Em verdade, não poderiam tão-pouco valer este mutismo e este carácter intransferível de certo saber como objecções contra o misticismo. A cor que os nossos vêem e o som que os nossos ouvido ouvem são em rigor indizíveis. O matiz peculiar de uma cor real não pode ser expresso em palavras: é preciso vê-lo, e somente aquele que o vê sabe propriamente de que se trata. Seria, pois, um erro desdenhar do que o místico vê, porque somente ele o pode ver. Há que raspar do conhecimento a democracia do saber segundo a qual somente existiria o que toda a gente pode conhecer. Dito por outras palavras: aquele que não vê tem de fiar-se em quem vê. Mas como podemos certificar-nos de que alguém vê o que nós não vemos? O mundo está cheio de charlatães, de vaidosos, de enganadores, de dementes. O critério neste caso não me parece difícil de achar; eu acreditarei que alguém vê mais do que eu, quando essa visão superior, invisível para mim, lhe proporciona superioridades, visíveis para mim. Julgo pelos seus efeitos. Conste, pois, que não é a inefabilidade nem a impossível transferência do saber místico o que faz o misticismo pouco estimável.

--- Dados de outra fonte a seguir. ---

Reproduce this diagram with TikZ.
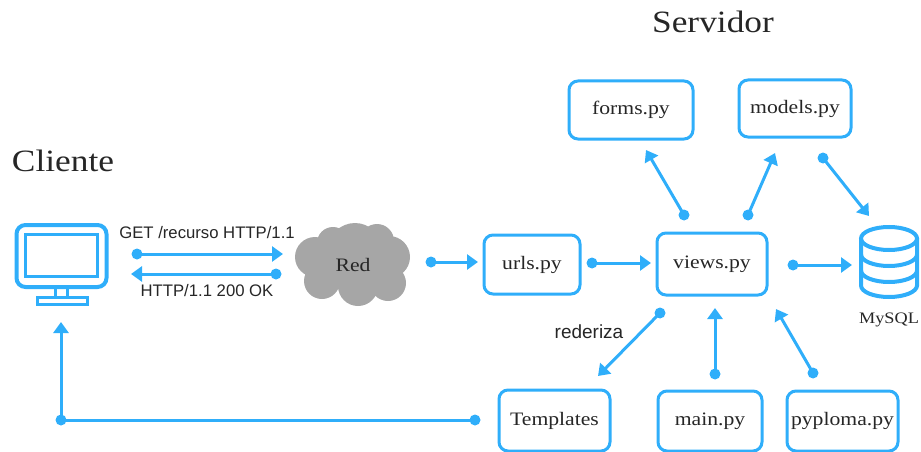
\documentclass[tikz,border=0pt]{standalone}
\usepackage{fontspec}
\usepackage{xcolor}
\usetikzlibrary{shapes,arrows.meta}
\setmainfont{Liberation Serif}[FakeStretch=1.14]
\newfontfamily\labelfont{Liberation Sans}
\definecolor{colo}{HTML}{2FAEFA}
\definecolor{ink}{HTML}{262626}
\definecolor{cloudgray}{HTML}{A6A6A6}
\tikzstyle{every node}=[text=ink,font=\fontsize{19}{21}\selectfont]
\tikzstyle{filebox}=[draw=colo,line width=3pt,rounded corners=9pt,inner sep=0pt,fill=white]
\tikzstyle{dotnode}=[circle,fill=colo,inner sep=0pt,outer sep=0pt,minimum size=11pt]
\tikzstyle{link}=[draw=colo,line width=3pt,shorten <=-2pt,-{Triangle[length=11pt,width=15pt]}]
\tikzstyle{note}=[font=\labelfont\fontsize{16.7}{18}\selectfont]
\tikzstyle{title}=[font=\fontsize{31}{34}\selectfont]
\tikzstyle{icon}=[colo,line width=4pt]

\begin{document}
\begin{tikzpicture}[x=1pt,y=-1pt]
\useasboundingbox (0,0) rectangle (921,452);
\node[title] (servidor) at (713,22) {Servidor};
\node[title] (cliente) at (63,161) {Cliente};
\node[filebox, minimum width=124pt, minimum height=58pt] (forms) at (631,110) {forms.py};
\node[filebox, minimum width=112pt, minimum height=57pt] (models) at (795,108.5) {models.py};
\node[filebox, minimum width=96pt, minimum height=59pt] (urls) at (532,264.5) {urls.py};
\node[filebox, minimum width=110pt, minimum height=62pt] (views) at (712,264) {views.py};
\node[filebox, minimum width=111pt, minimum height=61pt] (templates) at (554.5,420.5) {Templates};
\node[filebox, minimum width=104pt, minimum height=60pt] (mainpy) at (710,421) {main.py};
\node[filebox, minimum width=111pt, minimum height=60pt] (pyploma) at (842.5,421) {pyploma.py};
\fill[cloudgray] (355,250) circle (27) (315,257) circle (20) (389,257) circle (21) (322,281) circle (18) (358,286) circle (20) (388,283) circle (18) (333,243) circle (16) (377,241) circle (17) (353,265) circle (25);
\node (red) at (353,265) {Red};
\node[font=\fontsize{16}{18}\selectfont] (mysql) at (889,320) {MySQL};
\node[note] (get) at (207,233) {GET /recurso HTTP/1.1};
\node[note] (ok) at (207,291) {HTTP/1.1 200 OK};
\node[note, font=\labelfont\fontsize{19}{21}\selectfont] (rederiza) at (589,332) {rederiza};

\node[draw=colo, line width=4pt, rounded corners=9pt, minimum width=90pt, minimum height=62pt] (pc) at (61.5,256) {};
\node[draw=colo, line width=3pt, minimum width=72pt, minimum height=42pt] (screen) at (61.5,255.5) {};
\draw[colo, line width=3pt] (55,288) -- (55,297) (67,288) -- (67,297);
\draw[colo, line width=3pt] (37,297) rectangle (87,304);

\draw[icon] (889,238.5) ellipse[x radius=28, y radius=11.5];
\draw[icon] (861,238.5) -- (861,285.5) arc[start angle=180, end angle=0, x radius=28, y radius=11.5] -- (917,238.5);
\draw[icon] (861,254.5) arc[start angle=180, end angle=0, x radius=28, y radius=11.5];
\draw[icon] (861,270.5) arc[start angle=180, end angle=0, x radius=28, y radius=11.5];

\node[dotnode] (d1) at (137,254) {};
\node[dotnode] (d2) at (276,274) {};
\node[dotnode] (d3) at (431,262) {};
\node[dotnode] (d4) at (592,263) {};
\node[dotnode] (d5) at (793,265) {};
\node[dotnode] (d6) at (684,215) {};
\node[dotnode] (d7) at (748,215) {};
\node[dotnode] (d8) at (823,158) {};
\node[dotnode] (d9) at (660,313) {};
\node[dotnode] (d10) at (715,374) {};
\node[dotnode] (d11) at (813,373) {};
\node[dotnode] (d12) at (475,420) {};
\node[dotnode] (d13) at (61,420) {};
\coordinate (e1) at (283,254);
\coordinate (e2) at (131,274);
\coordinate (e3) at (478,262);
\coordinate (e4) at (651,263);
\coordinate (e5) at (852,265);
\coordinate (e6) at (646,150);
\coordinate (e7) at (775,153);
\coordinate (e8) at (869,216);
\coordinate (e9) at (598,376);
\coordinate (e10) at (715,308);
\coordinate (e11) at (776,309);
\coordinate (e13) at (61,322);
\draw[link] (d1) -- (e1);
\draw[link] (d2) -- (e2);
\draw[link] (d3) -- (e3);
\draw[link] (d4) -- (e4);
\draw[link] (d5) -- (e5);
\draw[link] (d6) -- (e6);
\draw[link] (d7) -- (e7);
\draw[link] (d8) -- (e8);
\draw[link] (d9) -- (e9);
\draw[link] (d10) -- (e10);
\draw[link] (d11) -- (e11);
\draw[link] (d13) -- (e13);
\draw[draw=colo, line width=3pt, shorten <=-2pt, shorten >=-2pt] (d12) -- (d13);
\end{tikzpicture}
\end{document}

A minha objecção frente ao misticismo é que da visão mística não resulta benefício intelectual nenhum.
O misticismo tende a explorar a profundidade e especula com o abismático; pelo menos, entusiasma-se com as profundidades, sente-se atraído por elas. Pois bem, a tendência da filosofia é de sentido oposto. Não lhe interessa submergir-se no profundo, como a mística, mas, pelo contrário, emergir do profundo até à superfície. Contra o que é costume supor-se, é a filosofia um gigantesco anseio de superfície, quero dizer de trazer para a superfície e tornar patente, claro, evidente se for possível, o que estava subterrâneo, misterioso, latente. Detesta o mistério e os gestos melodramáticos do iniciado, do mistagogo.

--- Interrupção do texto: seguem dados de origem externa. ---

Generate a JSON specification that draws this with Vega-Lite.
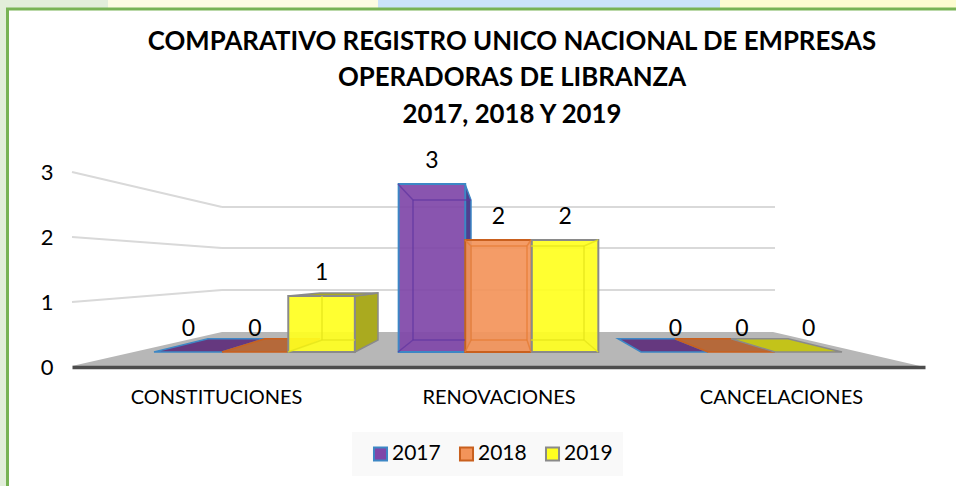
{
"$schema":"https://vega.github.io/schema/vega-lite/v6.json",
"width":956,"height":486,"padding":0,"autosize":{"type":"none"},"background":"white",
"config":{"view":{"stroke":null},"font":"Lato"},
"title":{"text":["COMPARATIVO REGISTRO UNICO  NACIONAL DE EMPRESAS","OPERADORAS DE LIBRANZA","2017, 2018 Y 2019"],"anchor":"middle","frame":"group","dx":34,"offset":-129,"baseline":"top","font":"Lato","fontSize":25.8,"fontWeight":"bold","color":"#000000","lineHeight":36.5},
"datasets":{
"barras":[
{"categoria":"CONSTITUCIONES","serie":"2017","valor":0},{"categoria":"CONSTITUCIONES","serie":"2018","valor":0},{"categoria":"CONSTITUCIONES","serie":"2019","valor":1},
{"categoria":"RENOVACIONES","serie":"2017","valor":3},{"categoria":"RENOVACIONES","serie":"2018","valor":2},{"categoria":"RENOVACIONES","serie":"2019","valor":2},
{"categoria":"CANCELACIONES","serie":"2017","valor":0},{"categoria":"CANCELACIONES","serie":"2018","valor":0},{"categoria":"CANCELACIONES","serie":"2019","valor":0}],
"fondo":[
{"zona":"verde","x":0,"x2":1.08,"v":6.29,"v2":6.14},
{"zona":"amarillo1","x":1.08,"x2":3.78,"v":6.29,"v2":6.14},
{"zona":"azul","x":3.78,"x2":7.2,"v":6.29,"v2":6.14},
{"zona":"amarillo2","x":7.2,"x2":9.56,"v":6.29,"v2":6.14},
{"zona":"verde","x":0,"x2":0.07,"v":6.29,"v2":-2.4}],
"marco":[{"x":0.075,"x2":9.9,"v":6.125,"v2":-2.7}],
"caja":[{"x":3.52,"x2":6.23,"v":-1.429,"v2":-2.214}],
"piso":[{"x":0.72,"v":-0.25,"v2":-0.25},{"x":2.22,"v":0.357,"v2":-0.25},{"x":7.73,"v":0.357,"v2":-0.25},{"x":9.2,"v":-0.25,"v2":-0.25}],
"rejilla":[
{"x":0.72,"x2":2.22,"v":3.214,"v2":2.589},{"x":2.22,"x2":7.75,"v":2.589,"v2":2.589},
{"x":0.72,"x2":2.22,"v":2.054,"v2":1.857},{"x":2.22,"x2":7.75,"v":1.857,"v2":1.857},
{"x":0.72,"x2":2.22,"v":0.893,"v2":1.107},{"x":2.22,"x2":7.75,"v":1.107,"v2":1.107}],
"caras":[
{"cara":"a","tono":"piso2017","x":1.54,"v":0,"v2":0},{"cara":"a","tono":"piso2017","x":2.08,"v":0.2375,"v2":0},{"cara":"a","tono":"piso2017","x":2.22,"v":0.2375,"v2":0},{"cara":"a","tono":"piso2017","x":2.65,"v":0.2375,"v2":0.2375},
{"cara":"b","tono":"piso2018","x":2.22,"v":0,"v2":0},{"cara":"b","tono":"piso2018","x":2.65,"v":0.2375,"v2":0},{"cara":"b","tono":"piso2018","x":2.88,"v":0.2375,"v2":0},{"cara":"b","tono":"piso2018","x":3.2,"v":0.2375,"v2":0.2375},
{"cara":"c","tono":"piso2017","x":6.18,"v":0.2375,"v2":0.2375},{"cara":"c","tono":"piso2017","x":6.41,"v":0.2375,"v2":0},{"cara":"c","tono":"piso2017","x":6.75,"v":0.2375,"v2":0},{"cara":"c","tono":"piso2017","x":7.08,"v":0,"v2":0},
{"cara":"d","tono":"piso2018","x":6.75,"v":0.2375,"v2":0.2375},{"cara":"d","tono":"piso2018","x":7.08,"v":0.2375,"v2":0},{"cara":"d","tono":"piso2018","x":7.31,"v":0.2375,"v2":0},{"cara":"d","tono":"piso2018","x":7.75,"v":0,"v2":0},
{"cara":"e","tono":"piso2019","x":7.31,"v":0.2375,"v2":0.2375},{"cara":"e","tono":"piso2019","x":7.75,"v":0.2375,"v2":0},{"cara":"e","tono":"piso2019","x":7.88,"v":0.2375,"v2":0},{"cara":"e","tono":"piso2019","x":8.42,"v":0,"v2":0},
{"cara":"f","tono":"lado2019","x":3.55,"v":1,"v2":0},{"cara":"f","tono":"lado2019","x":3.78,"v":1.054,"v2":0.214},
{"cara":"g","tono":"lado2019","x":2.88,"v":1,"v2":1},{"cara":"g","tono":"lado2019","x":3.2,"v":1.054,"v2":1},{"cara":"g","tono":"lado2019","x":3.55,"v":1.054,"v2":1},{"cara":"g","tono":"lado2019","x":3.78,"v":1.054,"v2":1.054},
{"cara":"h","tono":"lado2017","x":4.65,"v":3,"v2":0},{"cara":"h","tono":"lado2017","x":4.71,"v":2.714,"v2":0.214}],
"aristas":[
{"serie":"2017","x":3.98,"x2":4.13,"v":3,"v2":2.714},{"serie":"2017","x":4.13,"x2":4.71,"v":2.714,"v2":2.714},{"serie":"2017","x":4.13,"x2":4.13,"v":2.714,"v2":0.214},{"serie":"2017","x":4.13,"x2":4.65,"v":0.214,"v2":0.214},{"serie":"2017","x":4.13,"x2":3.98,"v":0.214,"v2":0},
{"serie":"2018","x":4.65,"x2":4.71,"v":2,"v2":1.893},{"serie":"2018","x":4.71,"x2":5.27,"v":1.893,"v2":1.893},{"serie":"2018","x":5.27,"x2":5.31,"v":1.893,"v2":2},{"serie":"2018","x":4.71,"x2":4.71,"v":1.893,"v2":0.214},{"serie":"2018","x":5.27,"x2":5.27,"v":1.893,"v2":0.214},{"serie":"2018","x":4.71,"x2":5.27,"v":0.214,"v2":0.214},{"serie":"2018","x":4.71,"x2":4.65,"v":0.214,"v2":0},{"serie":"2018","x":5.27,"x2":5.31,"v":0.214,"v2":0},
{"serie":"2019","x":5.31,"x2":5.84,"v":1.893,"v2":1.893},{"serie":"2019","x":5.84,"x2":5.98,"v":1.893,"v2":2},{"serie":"2019","x":5.84,"x2":5.84,"v":1.893,"v2":0.214},{"serie":"2019","x":5.31,"x2":5.84,"v":0.214,"v2":0.214},{"serie":"2019","x":5.84,"x2":5.98,"v":0.214,"v2":0},
{"serie":"2019","x":3.22,"x2":3.22,"v":1,"v2":0.214},{"serie":"2019","x":3.22,"x2":3.55,"v":0.214,"v2":0.214},{"serie":"2019","x":2.88,"x2":3.22,"v":0,"v2":0.214}]
},
"layer":[
{"encoding":{
 "x":{"field":"x","type":"quantitative","scale":{"domain":[0,9.56],"range":[0,956]},"axis":null},
 "y":{"field":"v","type":"quantitative","scale":{"domain":[0,3],"range":[352,184]},"axis":null}},
 "layer":[
 {"data":{"name":"fondo"},"mark":{"type":"rect","clip":false},"encoding":{"x2":{"field":"x2"},"y2":{"field":"v2"},"color":{"field":"zona","type":"nominal","legend":null,"scale":{"domain":["verde","amarillo1","azul","amarillo2"],"range":["#e2eeda","#fdfce2","#cbe3fa","#fdfcd0"]}}}},
 {"data":{"name":"marco"},"mark":{"type":"rect","fill":"white","stroke":"#78b355","strokeWidth":3},"encoding":{"x2":{"field":"x2"},"y2":{"field":"v2"}}},
 {"data":{"name":"caja"},"mark":{"type":"rect","fill":"#f9f9f9"},"encoding":{"x2":{"field":"x2"},"y2":{"field":"v2"}}},
 {"data":{"name":"piso"},"mark":{"type":"area","fill":"#b7b7b7"},"encoding":{"y2":{"field":"v2"}}},
 {"data":{"name":"rejilla"},"mark":{"type":"rule","stroke":"#d9d9d9","strokeWidth":2},"encoding":{"x2":{"field":"x2"},"y2":{"field":"v2"}}},
 {"data":{"name":"caras"},"mark":{"type":"area","strokeWidth":1.5},"encoding":{"y2":{"field":"v2"},"detail":{"field":"cara","type":"nominal"},
  "fill":{"field":"tono","type":"nominal","legend":null,"scale":{"domain":["piso2017","piso2018","piso2019","lado2017","lado2019"],"range":["#65387f","#b5693a","#c3c31a","#4f3f8f","#aaaa1f"]}},
  "stroke":{"field":"tono","type":"nominal","legend":null,"scale":{"domain":["piso2017","piso2018","piso2019","lado2017","lado2019"],"range":["#3d87c5","#c9601e","#8a8a8a","#3d87c5","#8a8a8a"]}}}}
 ]},
{"data":{"name":"barras"},
 "encoding":{
 "x":{"field":"categoria","type":"nominal","sort":null,"axis":null,"scale":{"domain":["CONSTITUCIONES","RENOVACIONES","CANCELACIONES"],"range":[72,925],"paddingInner":0.18,"paddingOuter":0.3415}},
 "xOffset":{"field":"serie","type":"nominal","scale":{"paddingInner":0,"paddingOuter":0}},
 "y":{"field":"valor","type":"quantitative","axis":null,"scale":{"domain":[0,3],"range":[352,184]}}},
 "layer":[
 {"transform":[{"filter":"datum.valor > 0"}],"mark":{"type":"bar","strokeWidth":2,"fillOpacity":0.92},
  "encoding":{
   "fill":{"field":"serie","type":"nominal","title":null,"scale":{"domain":["2017","2018","2019"],"range":["#7f47a8","#f3945a","#ffff20"]},
    "legend":{"orient":"none","legendX":359,"legendY":432,"direction":"horizontal","padding":11,"symbolType":"square","symbolSize":170,"symbolStrokeWidth":2,"labelFontSize":21,"labelFont":"Lato","labelColor":"#000000","labelOffset":1,"columnPadding":14,"title":null,"symbolOpacity":1}},
   "stroke":{"field":"serie","type":"nominal","title":null,"scale":{"domain":["2017","2018","2019"],"range":["#3d87c5","#c9601e","#8a8a8a"]}}}},
 {"mark":{"type":"text","dy":-23,"fontSize":23,"font":"Lato","color":"#000000"},"encoding":{"text":{"field":"valor","type":"quantitative"}}}
 ]},
{"data":{"name":"aristas"},"mark":{"type":"rule","strokeWidth":1.5,"opacity":0.75},
 "encoding":{
 "x":{"field":"x","type":"quantitative","scale":{"domain":[0,9.56],"range":[0,956]},"axis":null},
 "x2":{"field":"x2"},
 "y":{"field":"v","type":"quantitative","scale":{"domain":[0,3],"range":[352,184]},"axis":null},
 "y2":{"field":"v2"},
 "color":{"field":"serie","type":"nominal","legend":null,"scale":{"domain":["2017","2018","2019"],"range":["#6236a0","#e57b33","#e3e31a"]}}}},
{"data":{"name":"barras"},"mark":{"type":"point","opacity":0},
 "encoding":{
 "x":{"field":"categoria","type":"nominal","sort":null,"scale":{"type":"point","domain":["CONSTITUCIONES","RENOVACIONES","CANCELACIONES"],"range":[72,925],"padding":0.51},
  "axis":{"orient":"bottom","offset":-119,"title":null,"ticks":false,"labelAngle":0,"labelFontSize":20,"labelFont":"Lato","labelColor":"#000000","labelPadding":20,"domainColor":"#4d4d4d","domainWidth":3.5,"zindex":1,"labelOverlap":false}},
 "y":{"field":"valor","type":"quantitative","scale":{"domain":[0,3],"range":[367,172]},
  "axis":{"orient":"left","offset":-72,"title":null,"ticks":false,"domain":false,"grid":false,"values":[0,1,2,3],"labelFontSize":22,"labelFont":"Lato","labelColor":"#000000","labelPadding":19,"zindex":1}}}}
],
"resolve":{"scale":{"x":"independent","y":"independent","color":"independent","fill":"independent","stroke":"independent"}}
}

A filosofia é um enorme apetite de transparência e uma resoluta vontade de meio-dia. O seu propósito radical é trazer para a superfície, declarar, descobrir o oculto ou velado - na Grécia a filosofia começou por chamar-se "alétheia", que significa desocultação, revelação ou desvelação; em suma, manifestação. E manifestar não é senão falar, "logos". Se o misticismo é calar, filosofar é dizer: descobrir na grande nudez e transparência da palavra o ser das coisas, dizer o ser. Face ao misticismo, a filosofia gostaria de ser o segredo aos gritos.